Now that’s all well and good, but how do we know which weights to apply to which connections? Simple, we iterate through the model n thousand times with a set of training data, each time shifting our neuron-neuron weights so that the model’s output is closer to the expected outputs. These weights can then be used to classify new datasets.
Pipeline In Summary
We can code this core functionality as follows:
- Begin with a training set of inputs ([1,0,0], [1,0,1], etc.) and their known outputs ([0],[1], etc.).
- Assign initial (and at first random) weights to all neuron-neuron connections. Make this a matrix of dimensions (number of neurons in layer n) * (number of neurons in layer n+1).
- Run the training dataset through the network and compare the output to the known truth.
- Calculate the distance from our network’s output to the expected output (ie. the error).
- Feed this error (times our confidence regarding the output, more on this later) back into the weights to nudge them towards accuracy.
- Repeat this weight correction for, say, 10,000 iterations.
- Use our (as accurate as they can be for now) weights on new test datasets for categorisation.
Example Script
Most tutorials exploring basic neural networks will feature a script or two for the creation of specific sizes of neural networks (I’ve recreated a couple of them on my github. I’ve also created a base class for the creation of neural networks of any size (ie. any number of layers and neurons).

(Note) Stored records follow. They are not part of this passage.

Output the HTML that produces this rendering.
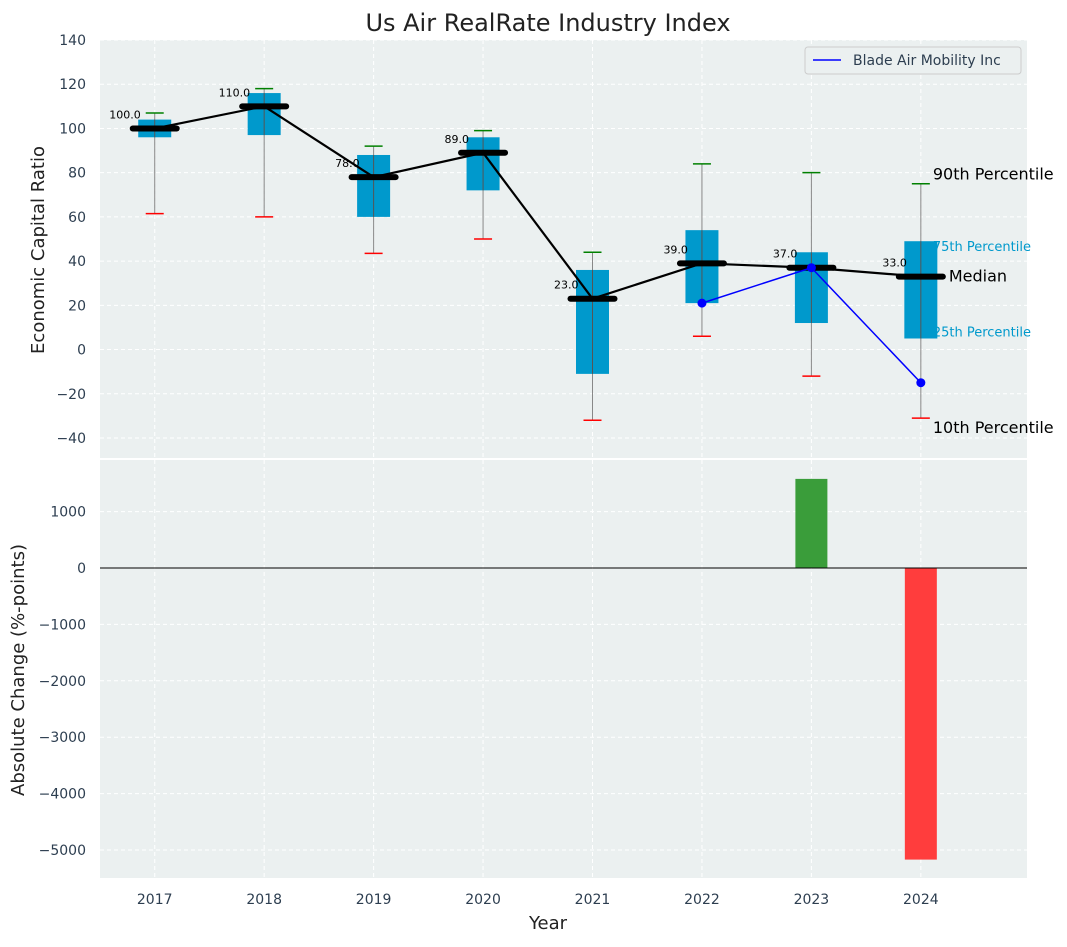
<!DOCTYPE html>
<html><head><meta charset="utf-8"><style>
body{margin:0;background:#fff;font-family:"Liberation Sans","DejaVu Sans",sans-serif}
svg text{font-family:"DejaVu Sans","Liberation Sans",sans-serif}
</style></head><body>
<svg id="c" width="1067" height="942" xmlns="http://www.w3.org/2000/svg"></svg>
<script>
const years=[2017,2018,2019,2020,2021,2022,2023,2024];
const p10=[61.5,60,43.5,50,-32,6,-12,-31];
const q1=[96,97,60,72,-11,21,12,5];
const med=[100,110,78,89,23,39,37,33];
const q3=[104,116,88,96,36,54,44,49];
const p90=[107,118,92,99,44,84,80,75];
const bladeYears=[2022,2023,2024];
const bladeVals=[21,37,-15];
const changeYears=[2023,2024];
const changeVals=[1580,-5170];
const topTicks=[-40,-20,0,20,40,60,80,100,120,140];
const botTicks=[-5000,-4000,-3000,-2000,-1000,0,1000];

const svg=document.getElementById('c');const NS='http://www.w3.org/2000/svg';
function el(t,a,txt){const e=document.createElementNS(NS,t);for(const k in a)e.setAttribute(k,a[k]);if(txt!==undefined)e.textContent=txt;svg.appendChild(e);return e;}
const L=100,R=1027;
const x=v=>L+(v-2016.5)*(R-L)/(2024.97-2016.5);
const yT=v=>40+(140-v)*(398/180);
const yB=v=>568-v*0.0564;
let e=el('rect',{x:L,y:40,width:R-L,height:418,fill:'#ebf0f0'});

e=el('rect',{x:L,y:460,width:R-L,height:418,fill:'#ebf0f0'});

years.forEach(yr=>{[[40,458],[460,878]].forEach(r=>{e=el('line',{x1:x(yr),x2:x(yr),y1:r[0],y2:r[1],stroke:'#fff','stroke-dasharray':'4,3','stroke-width':1});});
 e=el('text',{x:x(yr),y:904,'text-anchor':'middle','font-size':14,fill:'#2d3e50'},yr);});
topTicks.forEach(t=>{e=el('line',{x1:L,x2:R,y1:yT(t),y2:yT(t),stroke:'#fff','stroke-dasharray':'4,3'});
 e=el('text',{x:L-14,y:yT(t)+5,'text-anchor':'end','font-size':14,fill:'#2d3e50'},t<0?'−'+(-t):t);});
botTicks.forEach(t=>{e=el('line',{x1:L,x2:R,y1:yB(t),y2:yB(t),stroke:'#fff','stroke-dasharray':'4,3'});
 e=el('text',{x:L-14,y:yB(t)+5,'text-anchor':'end','font-size':14,fill:'#2d3e50'},t<0?'−'+(-t):t);});
years.forEach((yr,i)=>{const cx=x(yr);
 e=el('line',{x1:cx,x2:cx,y1:yT(p90[i]),y2:yT(p10[i]),stroke:'#888','stroke-width':1});
 e=el('rect',{x:cx-16.5,y:yT(q3[i]),width:33,height:yT(q1[i])-yT(q3[i]),fill:'#0099cc'});
 e=el('line',{x1:cx,x2:cx,y1:yT(q3[i]),y2:yT(q1[i]),stroke:'#555','stroke-width':1});
 e=el('line',{x1:cx-9,x2:cx+9,y1:yT(p90[i]),y2:yT(p90[i]),stroke:'green','stroke-width':1.5});
 e=el('line',{x1:cx-9,x2:cx+9,y1:yT(p10[i]),y2:yT(p10[i]),stroke:'red','stroke-width':1.5});
 e=el('line',{x1:cx-22,x2:cx+22,y1:yT(med[i]),y2:yT(med[i]),stroke:'#000','stroke-width':6,'stroke-linecap':'round'});
 e=el('text',{x:cx-14,y:yT(med[i])-10,'text-anchor':'end','font-size':11,fill:'#000'},med[i].toFixed(1));
});
e=el('polyline',{points:years.map((yr,i)=>x(yr)+','+yT(med[i])).join(' '),fill:'none',stroke:'#000','stroke-width':2.2});
e=el('polyline',{points:bladeYears.map((yr,i)=>x(yr)+','+yT(bladeVals[i])).join(' '),fill:'none',stroke:'blue','stroke-width':1.5});
bladeYears.forEach((yr,i)=>{e=el('circle',{cx:x(yr),cy:yT(bladeVals[i]),r:4.5,fill:'blue'});});
changeYears.forEach((yr,i)=>{const v=changeVals[i];e=el('rect',{x:x(yr)-16,y:Math.min(yB(v),yB(0)),width:32,height:Math.abs(yB(v)-yB(0)),fill:v>=0?'#3a9d3a':'#ff3d3d'});});
e=el('line',{x1:L,x2:R,y1:yB(0),y2:yB(0),stroke:'#000','stroke-width':1});
const lx=x(2024);
[['90th Percentile',yT(p90[7])-4,16,'#000'],['75th Percentile',yT(q3[7])+10,13,'#0099cc'],['Median',yT(med[7])+5,16,'#000'],['25th Percentile',yT(q1[7])-2,13,'#0099cc'],['10th Percentile',yT(p10[7])+15,16,'#000']].forEach((a,k)=>{
 e=el('text',{x:k==2?lx+28:lx+12,y:a[1],'font-size':a[2],fill:a[3]},a[0]);});
e=el('rect',{x:805,y:47,width:216,height:27,fill:'#ebf0f0',stroke:'#ccc',rx:3});
e=el('line',{x1:813,x2:841,y1:60,y2:60,stroke:'blue','stroke-width':1.5});
e=el('text',{x:853,y:65,'font-size':14,fill:'#2d3e50'},'Blade Air Mobility Inc');
e=el('text',{x:548,y:31,'text-anchor':'middle','font-size':24,fill:'#222'},'Us Air RealRate Industry Index');
e=el('text',{x:548,y:929,'text-anchor':'middle','font-size':18,fill:'#222'},'Year');
e=el('text',{x:44,y:250,'text-anchor':'middle','font-size':18,fill:'#222',transform:'rotate(-90 44 250)'},'Economic Capital Ratio');
e=el('text',{x:24,y:670,'text-anchor':'middle','font-size':18,fill:'#222',transform:'rotate(-90 24 670)'},'Absolute Change (%-points)');
</script></body></html>
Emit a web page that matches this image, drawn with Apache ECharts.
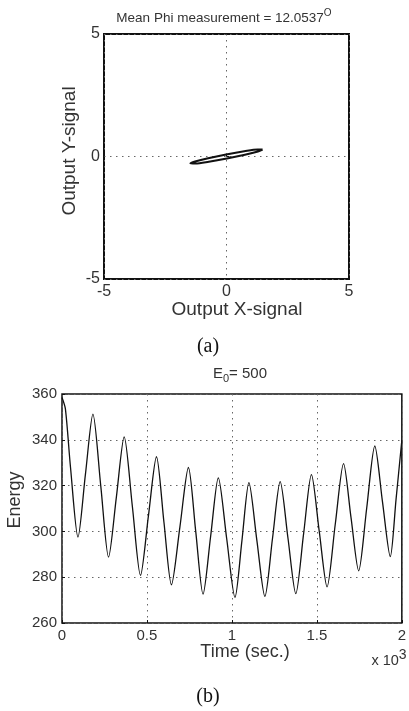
<!DOCTYPE html>
<html>
<head>
<meta charset="utf-8">
<script src="https://cdn.jsdelivr.net/npm/echarts@6/dist/echarts.min.js"></script>
<style>
  html, body { margin: 0; padding: 0; background: #fff; }
  #chart { width: 409px; height: 711px; }
</style>
</head>
<body>
<div id="chart"></div>
<script>
// (a) X/Y output signals, one closed loop of the thin ellipse
const loopX = [1.473, 1.268, 0.722, -0.016, -0.751, -1.284, -1.473, -1.268, -0.722, 0.016, 0.751, 1.284, 1.473];
const loopY = [0.286, 0.290, 0.216, 0.083, -0.071, -0.207, -0.286, -0.290, -0.216, -0.083, 0.071, 0.207, 0.286];

// (b) energy vs time (peaks, troughs and midpoints)
const timeSec = [0, 20, 50, 94, 138, 182, 228, 274, 320, 366, 414, 462, 509, 556, 600, 644, 694, 744,
  787, 830, 875, 920, 969, 1018, 1059, 1100, 1147, 1194, 1239, 1284, 1330, 1376, 1422, 1468,
  1514, 1560, 1608, 1657, 1701, 1746, 1793, 1841, 1886, 1932, 1966, 2000];
const energy = [358.5, 353.5, 328, 297.5, 325, 351.2, 320, 288.8, 315, 341.3, 311, 280.8, 307, 332.6, 304, 276.7, 302, 327.9,
  300, 272.6, 298, 323.4, 297, 271.2, 296, 321.3, 296, 271.6, 297, 321.7, 297, 272.8, 299, 324.8,
  300, 275.8, 303, 329.6, 306, 282.8, 310, 337.3, 313, 289, 314, 339.8];

const xTicksA = [-5, 0, 5];
const yTicksB = [260, 280, 300, 320, 340, 360];

const sans = 'Liberation Sans, Arial, sans-serif';
const serif = 'Liberation Serif, Times New Roman, serif';
const txt = '#333';
const dotted = { color: '#666', width: 1, type: [1.5, 4.5] };

const loopData = loopX.map((x, i) => [x, loopY[i]]);
const energyData = timeSec.map((t, i) => [t, energy[i]]);

const chart = echarts.init(document.getElementById('chart'));

const option = {
  animation: false,
  backgroundColor: '#fff',
  grid: [
    { left: 104, top: 34, width: 245, height: 245, show: true, borderColor: '#111', borderWidth: 2, backgroundColor: 'transparent' },
    { left: 62, top: 394, width: 340, height: 229, show: true, borderColor: '#111', borderWidth: 1.5, backgroundColor: 'transparent' }
  ],
  xAxis: [
    {
      gridIndex: 0, type: 'value', min: xTicksA[0], max: xTicksA[2], interval: 5,
      axisLine: { show: false },
      axisTick: { show: true, inside: true, length: 3, lineStyle: { color: '#111' } },
      axisLabel: { color: txt, fontFamily: sans, fontSize: 16, margin: 5 },
      splitLine: { show: true, lineStyle: dotted }
    },
    {
      gridIndex: 1, type: 'value', min: 0, max: 2000, interval: 500,
      axisLine: { show: false },
      axisTick: { show: true, inside: true, length: 3, lineStyle: { color: '#111' } },
      axisLabel: { color: txt, fontFamily: sans, fontSize: 15, margin: 5, formatter: v => String(v / 1000) },
      splitLine: { show: true, lineStyle: dotted }
    }
  ],
  yAxis: [
    {
      gridIndex: 0, type: 'value', min: -5, max: 5, interval: 5,
      axisLine: { show: false },
      axisTick: { show: true, inside: true, length: 3, lineStyle: { color: '#111' } },
      axisLabel: { color: txt, fontFamily: sans, fontSize: 16, margin: 4 },
      splitLine: { show: true, lineStyle: dotted }
    },
    {
      gridIndex: 1, type: 'value', min: yTicksB[0], max: yTicksB[yTicksB.length - 1], interval: 20,
      axisLine: { show: false },
      axisTick: { show: true, inside: true, length: 3, lineStyle: { color: '#111' } },
      axisLabel: { color: txt, fontFamily: sans, fontSize: 15, margin: 5 },
      splitLine: { show: true, lineStyle: dotted }
    }
  ],
  series: [
    {
      type: 'line', xAxisIndex: 0, yAxisIndex: 0, data: loopData,
      showSymbol: false, smooth: 0.3, lineStyle: { color: '#111', width: 2 }
    },
    {
      type: 'line', xAxisIndex: 1, yAxisIndex: 1, data: energyData,
      showSymbol: false, smooth: 0.28, lineStyle: { color: '#111', width: 1.3 }
    }
  ],
  graphic: [
    {
      type: 'text', x: 224, y: 18,
      style: {
        text: 'Mean Phi measurement = 12.0537{s|O}', fill: txt, font: '13.5px ' + sans,
        align: 'center', verticalAlign: 'middle',
        rich: { s: { fontSize: 10, fontFamily: sans, fill: txt, verticalAlign: 'top', padding: [0, 0, 10, 0] } }
      }
    },
    {
      type: 'text', x: 70, y: 151, rotation: Math.PI / 2,
      style: { text: 'Output Y-signal', fill: txt, font: '19px ' + sans, align: 'center', verticalAlign: 'middle' }
    },
    {
      type: 'text', x: 237, y: 310,
      style: { text: 'Output X-signal', fill: txt, font: '19px ' + sans, align: 'center', verticalAlign: 'middle' }
    },
    {
      type: 'text', x: 208, y: 347,
      style: { text: '(a)', fill: '#111', font: '20px ' + serif, align: 'center', verticalAlign: 'middle' }
    },
    {
      type: 'text', x: 240, y: 374,
      style: {
        text: 'E{s|0}= 500', fill: txt, font: '15px ' + sans, align: 'center', verticalAlign: 'middle',
        rich: { s: { fontSize: 11, fontFamily: sans, fill: txt, padding: [10, 0, 0, 0] } }
      }
    },
    {
      type: 'text', x: 15, y: 500, rotation: Math.PI / 2,
      style: { text: 'Energy', fill: txt, font: '18px ' + sans, align: 'center', verticalAlign: 'middle' }
    },
    {
      type: 'text', x: 245, y: 652,
      style: { text: 'Time (sec.)', fill: txt, font: '18px ' + sans, align: 'center', verticalAlign: 'middle' }
    },
    {
      type: 'text', x: 389, y: 661,
      style: {
        text: 'x 10{s|3}', fill: txt, font: '14.5px ' + sans, align: 'center', verticalAlign: 'middle',
        rich: { s: { fontSize: 14, fontFamily: sans, fill: txt, padding: [0, 0, 12, 0] } }
      }
    },
    {
      type: 'text', x: 208, y: 697,
      style: { text: '(b)', fill: '#111', font: '20px ' + serif, align: 'center', verticalAlign: 'middle' }
    }
  ]
};

chart.setOption(option);
</script>
</body>
</html>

You can also find that script on my github.
To run the code simply:
- Import the NeuralNetwork module.
- Create an instance of the NeuralNetwork class, specifying size, number of eons, seed etc.
- Train the model, either on the included training dataset or your own inputs.
- Test the model, giving a test dataset input (the learned weights are automatically stored after training, but can also be returned).
import NeuralNetwork as NN
n = NN.NeuralNetwork(size=[3,1], eons=10000)
n.train(trainingInputs=np.array([[0,0,1],[0,1,1],[1,0,1],[1,1,1]]), trainingOutput=np.array([[0,0,1,1]]).T))
n.test([1,0,0])
0.9999370428352157
Here our output is 0.9999, suggesting very high confidence for an input of [1,0,0] corresponding to the 1 classification.
Opportunities For Expansion
We’ve only touched on the bare minimums of neural networks, so here are a couple features which we could also include:
- Drop-out: As with any other machine learning technique, neural networks can suffer from overfitting (high accuracy on training data, but low accuracy for test data). To counter this, random neurons could be removed (dropped out).
- Softmax: For networks with multiple outputs, a softmax layer after the output layer will ensure that all outputs sum to 1.0. This allows our final values to be interpreted as probabilities, and is particularly useful if utilising the ReLu activation function (rather than the sigmoid function used here).
- More complex interaction structures and neuron types (ie. memory gates etc.). Here’s a quick glimpse.
- Key Elements To Consider
- Sigmoid function
- Given an input value, (ie. the product of signals into a node/neuron and their weights), normalise to a 0 to 1 scale. Where 0 is no firing, and 1 is firing. You can also think of it as the probability of a neuron firing. Crucially, the sigmoid function is not the only option here (others include the hyperbolic tangent and rectified linear unit (ReLu) but I’ll save those for later).
- Sigmoid derivation
- Given the output of a sigmoid conversion, find the gradient at that position. This is used to weight the trained weights such that neuron outputs close to 0 or 1 (ie. those with more confidence) experience smaller corrections than those with less certainty (ie. 0.5). This is an example of gradient descent.